"MONUMENTAL PARIS" by Hervé Champollion and Aude de Tocqueville (218 color photos and six gatefolds, Vendome, $150)
Redesign your coffee table for this extraordinary tribute to the gardens, rooftops, shops, restaurants, churches, waterways and neoclassical architecture of the world's most beautiful city. Opening to more than 3 feet wide with six gatefolds, the book celebrates the moody beauty and grandeur of a city that has retained its human scale into the modern age. Paris is amazingly rich in ornament, statuary and grand vistas, all expertly photographed in perfect light in myriad seasons and times of day. De Tocqueville's excellent captions are wisely grouped at the end, leaving Champollion's pictures free to seduce the heart.
MARY ABBE
"MOBY-DICK IN PICTURES: ONE DRAWING FOR EVERY PAGE" by Matt Kish (Tin House, $39.95)

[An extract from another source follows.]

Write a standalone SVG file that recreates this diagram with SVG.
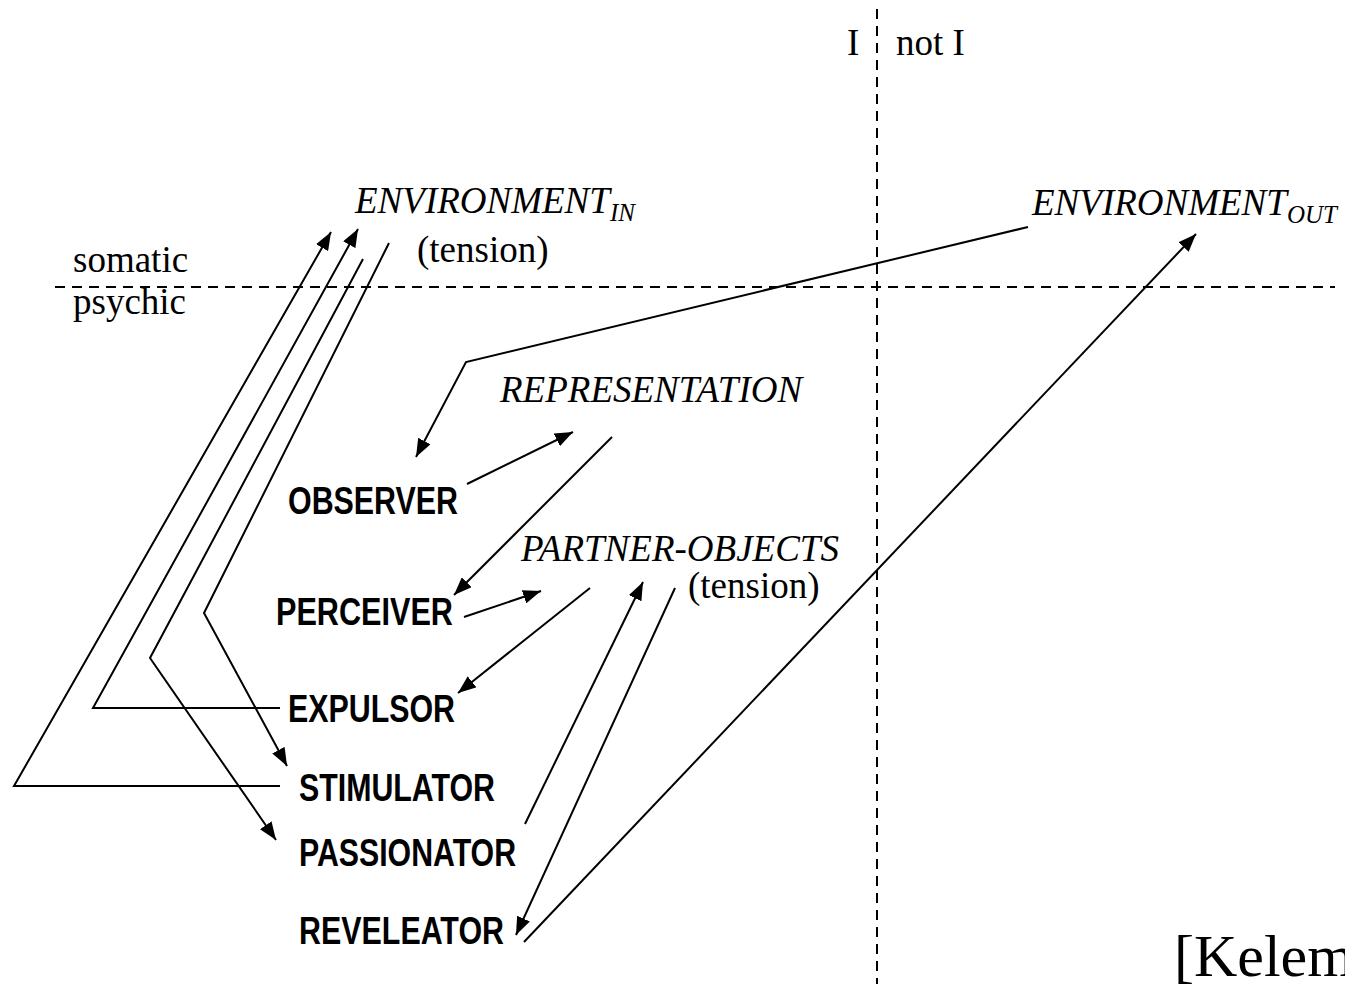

For the first half of the book, Matt Kish says, he identified with Ahab; for the second half, the whale. He first read "Moby-Dick" in an abridged, illustrated version as a child and it stuck with him; since then he has read the book a dozen times, and in 2009 he took on the monumental task of illustrating it. He chose one passage from each page and produced an accompanying illustration -- 552 of them, mostly ink and acrylic on found paper, because the type and diagrams of the found paper bleed through, hinting at "a greater complexity and hidden structure," like the novel itself. The result is a rather fascinating compendium -- not literal illustrations, but impressionistic collages and paintings that stir the imagination.
LAURIE HERTZEL
"THE CONFERENCE OF THE BIRDS" by Peter Sís (Penguin Press, $27.95)
In his first book for adults, Czech artist and writer Peter Sís has adapted and illustrated a 12th-century Sufi poem about a flock of birds searching for their king. Sís, a Caldecott medalist and a winner of the MacArthur Genius Award (among many honors), has produced an exquisite book with magical illustrations and a powerful message.
LAURIE HERTZEL
"PERSUASION, AN ANNOTATED EDITION" by Jane Austen, edited by Robert Morrison (Belknap Harvard, $35)
Does "Persuasion" need annotation? You'd think the legions of loyal Jane Austen fans could annotate all of her books in their sleep. But this is a lovely book, in which Morrison, of Queen's University, Ontario, gives us context, geography and history; defines some terms (sedan chair, dab-chick, blain), and admits what he doesn't know. ("Why does Mrs. Clay send Mr. Elliot to Union Street ... and what does this tell us about their relationship? Austen does not explain it.") This book is lavishly illustrated and includes, in an appendix, Austen's original ending. (When you read it, you'll be glad she rewrote it.)